[Code that draws figures]
#####
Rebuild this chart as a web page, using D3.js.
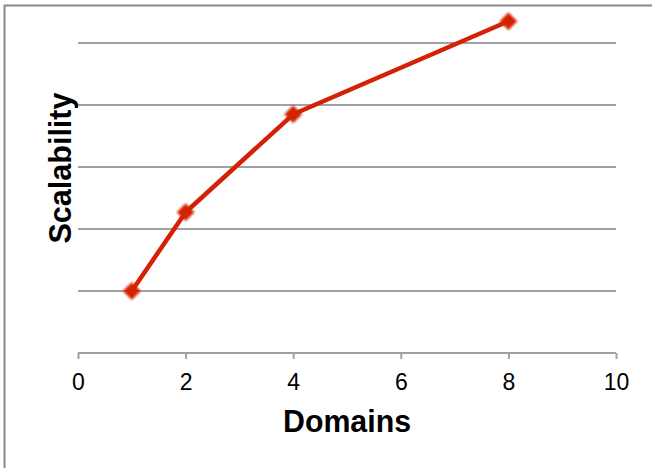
<!DOCTYPE html>
<html><head><meta charset="utf-8">
<script src="https://cdn.jsdelivr.net/npm/d3@7"></script>
<style>body{margin:0;background:#fff}svg{display:block}</style>
</head><body>
<script>
const domains = [1, 2, 4, 8];
const scalability = [1.0, 2.27, 3.85, 5.35];
const xTicks = [0, 2, 4, 6, 8, 10];
const yGrid = [1, 2, 3, 4, 5];

const W = 652, H = 468;
const FONT = "Liberation Sans, Arial, Helvetica, sans-serif";
const svg = d3.select("body").append("svg").attr("width", W).attr("height", H);
svg.append("rect").attr("width", W).attr("height", H).attr("fill", "#fff");
const defs = svg.append("defs");
defs.append("filter").attr("id", "soft").append("feGaussianBlur").attr("stdDeviation", 0.8);
// frame
svg.append("path").attr("d", `M4.5,${H} L4.5,5.5 L${W},5.5`).attr("fill","none").attr("stroke","#8a8a8a").attr("stroke-width",2);

const x = d3.scaleLinear().domain([0, 10]).range([78, 616]);
const y = d3.scaleLinear().domain([0, 5]).range([353, 43]);

// gridlines
svg.append("g").selectAll("line").data(yGrid).join("line")
  .attr("x1", 78).attr("x2", 616)
  .attr("y1", d => y(d)).attr("y2", d => y(d))
  .attr("stroke", "#a0a0a0").attr("stroke-width", 2);

// x axis
const xa = svg.append("g").attr("transform", `translate(0,${y(0)})`)
  .call(d3.axisBottom(x).tickValues(xTicks).tickSize(6).tickFormat(d3.format("d")));
xa.select(".domain").attr("stroke", "#a0a0a0").attr("stroke-width", 2).attr("d", `M78,0H616`);
xa.selectAll(".tick line").attr("stroke", "#a0a0a0").attr("stroke-width", 2).attr("y1", 0).attr("y2", 6);
xa.selectAll(".tick text").attr("font-family", FONT).attr("font-size", 23).attr("fill", "#000")
  .attr("y", 37).attr("dy", null);

// labels
svg.append("text").attr("x", 347).attr("y", 432).attr("text-anchor", "middle")
  .attr("font-family", FONT).attr("font-weight", "bold").attr("font-size", 32)
  .attr("textLength", 128).attr("lengthAdjust", "spacingAndGlyphs")
  .text("Domains");
svg.append("text").attr("transform", "translate(71,168) rotate(-90)").attr("text-anchor", "middle")
  .attr("font-family", FONT).attr("font-weight", "bold").attr("font-size", 31)
  .attr("textLength", 151).attr("lengthAdjust", "spacingAndGlyphs")
  .text("Scalability");

const data = domains.map((d, i) => ({x: d, y: scalability[i]}));
svg.append("path").datum(data)
  .attr("d", d3.line().x(d => x(d.x)).y(d => y(d.y)))
  .attr("fill", "none").attr("stroke", "#d42106").attr("stroke-width", 4.5).attr("stroke-linejoin", "round");

svg.append("g").selectAll("path").data(data).join("path")
  .attr("transform", d => `translate(${x(d.x)},${y(d.y)}) rotate(45)`)
  .attr("d", d3.symbol().type(d3.symbolSquare).size(160))
  .attr("fill", "#d42106").attr("filter", "url(#soft)");
</script>
</body></html>
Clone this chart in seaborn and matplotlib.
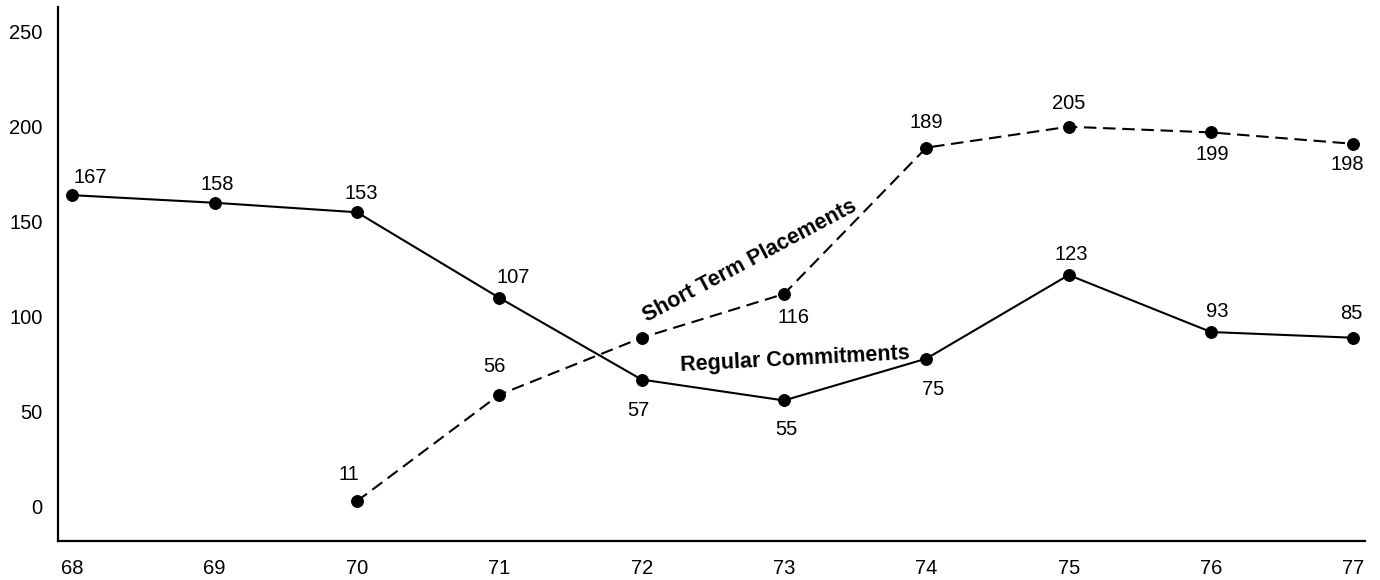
import matplotlib
matplotlib.use("Agg")
import matplotlib.pyplot as plt
import seaborn as sns
import pandas as pd

# ---- data ----
years = [68, 69, 70, 71, 72, 73, 74, 75, 76, 77]
regular_values = [164, 160, 155, 110, 67, 56, 78, 122, 92, 89]
regular_labels = ["167", "158", "153", "107", "57", "55", "75", "123", "93", "85"]

short_years = [70, 71, 72, 73, 74, 75, 76, 77]
short_values = [3, 59, 89, 112, 189, 200, 197, 191]
short_labels = ["11", "56", "", "116", "189", "205", "199", "198"]

y_ticks = [0, 50, 100, 150, 200, 250]
x_tick_labels = ["68", "69", "70", "71", "72", "73", "74", "75", "76", "77"]

regular_name = "Regular Commitments"
short_name = "Short Term Placements"

# ---- layout / style ----
regular_offsets = [(18, 18), (3, 18), (4, 19), (14, 20), (-3, -31),
                   (2, -29), (7, -31), (3, 21), (6, 21), (-2, 24)]
short_offsets = [(-8, 27), (-5, 28), (0, 0), (10, -23), (0, 25),
                 (0, 23), (1, -22), (-6, -21)]
num_size = 14.5
name_size = 15.5

sns.set_theme(style="white")
plt.rcParams["font.family"] = ["Liberation Sans", "DejaVu Sans"]

fig = plt.figure(figsize=(13.8, 5.8), dpi=100)
ax = fig.add_axes([0.042, 0.067, 0.947, 0.921])

df_reg = pd.DataFrame({"year": years, "value": regular_values})
df_short = pd.DataFrame({"year": short_years, "value": short_values})

sns.lineplot(data=df_reg, x="year", y="value", ax=ax, color="black",
             linewidth=1.5, marker="o", markersize=8.5, markeredgecolor="black")
sns.lineplot(data=df_short, x="year", y="value", ax=ax, color="black",
             linewidth=1.5, linestyle=(0, (6, 3.2)), marker="o", markersize=8.5,
             markeredgecolor="black")

for x, y, lab, off in zip(years, regular_values, regular_labels, regular_offsets):
    if lab:
        ax.annotate(lab, (x, y), xytext=off, textcoords="offset pixels",
                    ha="center", va="center", fontsize=num_size, color="black")
for x, y, lab, off in zip(short_years, short_values, short_labels, short_offsets):
    if lab:
        ax.annotate(lab, (x, y), xytext=off, textcoords="offset pixels",
                    ha="center", va="center", fontsize=num_size, color="black")

ax.text(72.76, 129.5, short_name, rotation=28, rotation_mode="anchor",
        ha="center", va="center", fontsize=name_size, fontweight="bold", color="black")
ax.text(73.08, 77.4, regular_name, rotation=3.0, rotation_mode="anchor",
        ha="center", va="center", fontsize=name_size, fontweight="bold", color="black")

ax.set_xlim(67.9, 77.08)
ax.set_ylim(-18, 263)
ax.set_xticks(years)
ax.set_xticklabels(x_tick_labels)
ax.set_yticks(y_ticks)
ax.set_xlabel("")
ax.set_ylabel("")

for side in ["top", "right"]:
    ax.spines[side].set_visible(False)
for side in ["left", "bottom"]:
    ax.spines[side].set_color("black")
    ax.spines[side].set_linewidth(1.6)

ax.tick_params(axis="both", which="both", direction="out", length=4, width=2.5,
               colors="black", labelsize=num_size)
ax.tick_params(axis="y", pad=7)
ax.tick_params(axis="x", pad=9)

fig.savefig("out.png", dpi=100, facecolor="white")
#####
__Request__: Each line of the data is to be duplicated exactly; pictures stay out of the copy.

__Response to the exercise__:
Rebuild this chart as a web page, using D3.js.
<!DOCTYPE html>
<html><head><meta charset="utf-8">
<script src="https://cdn.jsdelivr.net/npm/d3@7"></script>
<style>body{margin:0;background:#fff}svg{display:block}</style>
</head><body>
<script>
const domains = [1, 2, 4, 8];
const scalability = [1.0, 2.27, 3.85, 5.35];
const xTicks = [0, 2, 4, 6, 8, 10];
const yGrid = [1, 2, 3, 4, 5];

const W = 652, H = 468;
const FONT = "Liberation Sans, Arial, Helvetica, sans-serif";
const svg = d3.select("body").append("svg").attr("width", W).attr("height", H);
svg.append("rect").attr("width", W).attr("height", H).attr("fill", "#fff");
const defs = svg.append("defs");
defs.append("filter").attr("id", "soft").append("feGaussianBlur").attr("stdDeviation", 0.8);
// frame
svg.append("path").attr("d", `M4.5,${H} L4.5,5.5 L${W},5.5`).attr("fill","none").attr("stroke","#8a8a8a").attr("stroke-width",2);

const x = d3.scaleLinear().domain([0, 10]).range([78, 616]);
const y = d3.scaleLinear().domain([0, 5]).range([353, 43]);

// gridlines
svg.append("g").selectAll("line").data(yGrid).join("line")
  .attr("x1", 78).attr("x2", 616)
  .attr("y1", d => y(d)).attr("y2", d => y(d))
  .attr("stroke", "#a0a0a0").attr("stroke-width", 2);

// x axis
const xa = svg.append("g").attr("transform", `translate(0,${y(0)})`)
  .call(d3.axisBottom(x).tickValues(xTicks).tickSize(6).tickFormat(d3.format("d")));
xa.select(".domain").attr("stroke", "#a0a0a0").attr("stroke-width", 2).attr("d", `M78,0H616`);
xa.selectAll(".tick line").attr("stroke", "#a0a0a0").attr("stroke-width", 2).attr("y1", 0).attr("y2", 6);
xa.selectAll(".tick text").attr("font-family", FONT).attr("font-size", 23).attr("fill", "#000")
  .attr("y", 37).attr("dy", null);

// labels
svg.append("text").attr("x", 347).attr("y", 432).attr("text-anchor", "middle")
  .attr("font-family", FONT).attr("font-weight", "bold").attr("font-size", 32)
  .attr("textLength", 128).attr("lengthAdjust", "spacingAndGlyphs")
  .text("Domains");
svg.append("text").attr("transform", "translate(71,168) rotate(-90)").attr("text-anchor", "middle")
  .attr("font-family", FONT).attr("font-weight", "bold").attr("font-size", 31)
  .attr("textLength", 151).attr("lengthAdjust", "spacingAndGlyphs")
  .text("Scalability");

const data = domains.map((d, i) => ({x: d, y: scalability[i]}));
svg.append("path").datum(data)
  .attr("d", d3.line().x(d => x(d.x)).y(d => y(d.y)))
  .attr("fill", "none").attr("stroke", "#d42106").attr("stroke-width", 4.5).attr("stroke-linejoin", "round");

svg.append("g").selectAll("path").data(data).join("path")
  .attr("transform", d => `translate(${x(d.x)},${y(d.y)}) rotate(45)`)
  .attr("d", d3.symbol().type(d3.symbolSquare).size(160))
  .attr("fill", "#d42106").attr("filter", "url(#soft)");
</script>
</body></html>
Clone this chart in seaborn and matplotlib.
import matplotlib
matplotlib.use("Agg")
import matplotlib.pyplot as plt
import seaborn as sns
import pandas as pd

# ---- data ----
years = [68, 69, 70, 71, 72, 73, 74, 75, 76, 77]
regular_values = [164, 160, 155, 110, 67, 56, 78, 122, 92, 89]
regular_labels = ["167", "158", "153", "107", "57", "55", "75", "123", "93", "85"]

short_years = [70, 71, 72, 73, 74, 75, 76, 77]
short_values = [3, 59, 89, 112, 189, 200, 197, 191]
short_labels = ["11", "56", "", "116", "189", "205", "199", "198"]

y_ticks = [0, 50, 100, 150, 200, 250]
x_tick_labels = ["68", "69", "70", "71", "72", "73", "74", "75", "76", "77"]

regular_name = "Regular Commitments"
short_name = "Short Term Placements"

# ---- layout / style ----
regular_offsets = [(18, 18), (3, 18), (4, 19), (14, 20), (-3, -31),
                   (2, -29), (7, -31), (3, 21), (6, 21), (-2, 24)]
short_offsets = [(-8, 27), (-5, 28), (0, 0), (10, -23), (0, 25),
                 (0, 23), (1, -22), (-6, -21)]
num_size = 14.5
name_size = 15.5

sns.set_theme(style="white")
plt.rcParams["font.family"] = ["Liberation Sans", "DejaVu Sans"]

fig = plt.figure(figsize=(13.8, 5.8), dpi=100)
ax = fig.add_axes([0.042, 0.067, 0.947, 0.921])

df_reg = pd.DataFrame({"year": years, "value": regular_values})
df_short = pd.DataFrame({"year": short_years, "value": short_values})

sns.lineplot(data=df_reg, x="year", y="value", ax=ax, color="black",
             linewidth=1.5, marker="o", markersize=8.5, markeredgecolor="black")
sns.lineplot(data=df_short, x="year", y="value", ax=ax, color="black",
             linewidth=1.5, linestyle=(0, (6, 3.2)), marker="o", markersize=8.5,
             markeredgecolor="black")

for x, y, lab, off in zip(years, regular_values, regular_labels, regular_offsets):
    if lab:
        ax.annotate(lab, (x, y), xytext=off, textcoords="offset pixels",
                    ha="center", va="center", fontsize=num_size, color="black")
for x, y, lab, off in zip(short_years, short_values, short_labels, short_offsets):
    if lab:
        ax.annotate(lab, (x, y), xytext=off, textcoords="offset pixels",
                    ha="center", va="center", fontsize=num_size, color="black")

ax.text(72.76, 129.5, short_name, rotation=28, rotation_mode="anchor",
        ha="center", va="center", fontsize=name_size, fontweight="bold", color="black")
ax.text(73.08, 77.4, regular_name, rotation=3.0, rotation_mode="anchor",
        ha="center", va="center", fontsize=name_size, fontweight="bold", color="black")

ax.set_xlim(67.9, 77.08)
ax.set_ylim(-18, 263)
ax.set_xticks(years)
ax.set_xticklabels(x_tick_labels)
ax.set_yticks(y_ticks)
ax.set_xlabel("")
ax.set_ylabel("")

for side in ["top", "right"]:
    ax.spines[side].set_visible(False)
for side in ["left", "bottom"]:
    ax.spines[side].set_color("black")
    ax.spines[side].set_linewidth(1.6)

ax.tick_params(axis="both", which="both", direction="out", length=4, width=2.5,
               colors="black", labelsize=num_size)
ax.tick_params(axis="y", pad=7)
ax.tick_params(axis="x", pad=9)

fig.savefig("out.png", dpi=100, facecolor="white")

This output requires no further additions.